In its preliminary report released this morning the Australia Transport Safety Bureau said that on November 24 2017, at about noon the crew of an Airbus A320 aircraft, registered PK-AZE and operated by AirAsia Indonesia as flight QZ535, was being prepared to depart on a scheduled passenger service from Perth Airport, Western Australia for Denpasar Airport, Indonesia.

The captain was designated as the pilot monitoring and the first officer (FO) was designated as the pilot flying.

The ATSB said that while the captain was conducting the pre-flight walk around, the FO entered the flight plan into the flight management guidance computer (FMGC).

“Believing that they would be using runway 03 for take-off, as they had recently landed on this runway, he entered this into the FMGC,” the report said.

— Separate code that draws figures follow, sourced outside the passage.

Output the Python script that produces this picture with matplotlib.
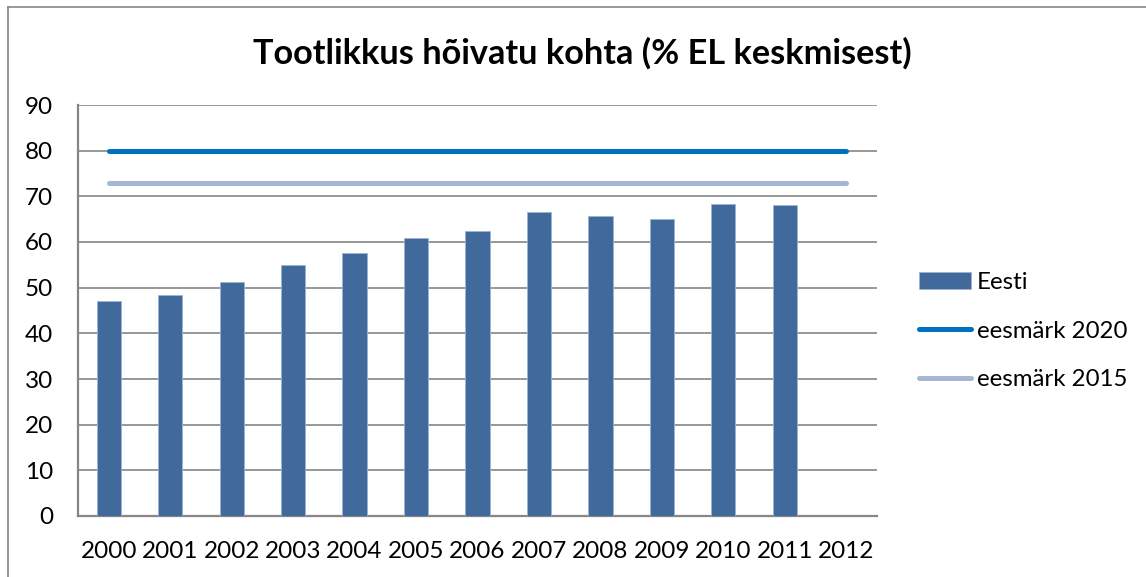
import matplotlib
matplotlib.use("Agg")
import matplotlib.pyplot as plt
import numpy as np
from matplotlib.lines import Line2D

years = ["2000", "2001", "2002", "2003", "2004", "2005", "2006",
         "2007", "2008", "2009", "2010", "2011", "2012"]
eesti = [47.1, 48.3, 51.2, 54.9, 57.7, 60.8, 62.3, 66.6, 65.8, 65.1, 68.4, 68.0, np.nan]
eesmark_2020 = [80] * 13
eesmark_2015 = [73] * 13
y_ticks = [0, 10, 20, 30, 40, 50, 60, 70, 80, 90]

title = "Tootlikkus hõivatu kohta (% EL keskmisest)"

bar_color = "#41699B"
c2020 = "#0070C0"
c2015 = "#A6B7D4"
grid_c = "#868686"

plt.rcParams['font.family'] = ['Lato', 'DejaVu Sans']

W, H = 1146, 577
fig = plt.figure(figsize=(W / 100, H / 100), dpi=100)
ax = fig.add_axes([78 / W, 1 - 516 / H, (877 - 78) / W, (516 - 105) / H])

x = np.arange(len(years))
bars = ax.bar(x, eesti, width=0.395, color=bar_color, edgecolor="#9DB3D4",
              linewidth=0.6, zorder=3, label="Eesti")
l20, = ax.plot(x, eesmark_2020, color=c2020, lw=3.6, solid_capstyle="round",
               zorder=4, label="eesmärk 2020")
l15, = ax.plot(x, eesmark_2015, color=c2015, lw=3.6, solid_capstyle="round",
               zorder=4, label="eesmärk 2015")

ax.set_xlim(-0.5, len(years) - 0.5)
ax.set_ylim(0, 90)
ax.set_yticks(y_ticks)
ax.set_xticks(x)
ax.set_xticklabels(years)
ax.yaxis.grid(True, color=grid_c, lw=1.2, zorder=0)
ax.set_axisbelow(True)
for s in ["top", "right"]:
    ax.spines[s].set_visible(False)
for s in ["left", "bottom"]:
    ax.spines[s].set_color(grid_c)
    ax.spines[s].set_linewidth(1.6)
ax.tick_params(axis="y", length=0, pad=18, labelsize=17.5, colors="black")
ax.tick_params(axis="x", length=0, pad=18, labelsize=17.5, colors="black")

fig.text(0.5 * (255 + 910) / W, 1 - 53 / H, title, ha="center", va="center",
         fontsize=24.7, fontweight="bold")

handles = [bars, l20, l15]
leg = fig.legend(handles, [h.get_label() for h in handles],
                 loc="center left", bbox_to_anchor=(919 / W, 1 - 331 / H),
                 frameon=False, fontsize=17.3, borderpad=0, borderaxespad=0,
                 handlelength=2.16, handletextpad=0.25, labelspacing=1.16,
                 handleheight=0.7)

# outer chart frame (cut at right and bottom)
fig.add_artist(Line2D([8 / W, 1.0], [1 - 7 / H, 1 - 7 / H], color=grid_c, lw=1.2,
                      transform=fig.transFigure))
fig.add_artist(Line2D([8 / W, 8 / W], [0, 1 - 7 / H], color=grid_c, lw=1.2,
                      transform=fig.transFigure))

fig.savefig("out.png", dpi=100)
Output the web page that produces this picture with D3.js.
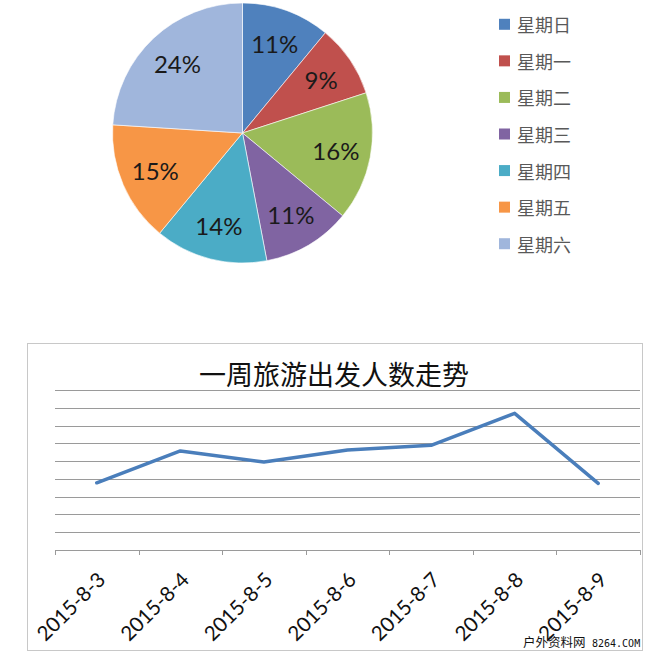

However, he then listened to the automatic terminal information service, (ATIS) which indicated the runway-in-use was in fact runway 21 - same runway but the opposite direction to the south.

When the captain returned to the flight deck, the FO completed the pre-flight and departures briefing using runway 03.

At 12.01pm, the crew received their clearance from air traffic control for a standard departure south on the runway heading of 210 and to climb to 5,000 ft.

At 12.13pm the crew commenced taxiing.

The crew also received ATC clearances to taxi to, and line-up on runway 21, which was read back correctly by the crew.

At 12.20pm the A320 took off from runway 21.

Image
Flightradrar 24 flightpath of QZ535. Section in yellow is when the A320 is off course

Shortly after take-off, the aircraft was turned left at 260 ft above mean sea level (AMSL) which was contrary to the departure procedure and below the minimum safe altitude stipulated by the operator.

The ATSB found that after observing the aircraft turning left on radar, ATC re-cleared the crew onto an assigned radar heading.

The crew then reported operations normal and the aircraft was turned to intercept the flight planned route and continued to Denpasar without further incident.

The investigation is ongoing.

The incident is similar to another in 2015 involving Air Asia X in Sydney. In that incident the captain entered the wrong longitude into an Airbus A330’s navigation system, making the plane’s computer believe it was 11,000km from its location at Sydney Airport.

The bungle caused the Air Asia X plane to fly in the wrong direction and across the departure path of an adjacent runway.

An AirAsia Group spokesperson said: Safety is always our number one priority and underpins the operation at all times.  As part of our commitment to always putting safety first, the airline immediately put in place a number of measures to address this incident, in the areas of operational standards and flight crew training following the airline's own independent investigation of the incident.  AirAsia will continue to provide full cooperation to the ATSB with its ongoing investigation.  As the review is ongoing by AirAsia, the ATSB and other relevant authorities, we are unable to comment further on the details at this time.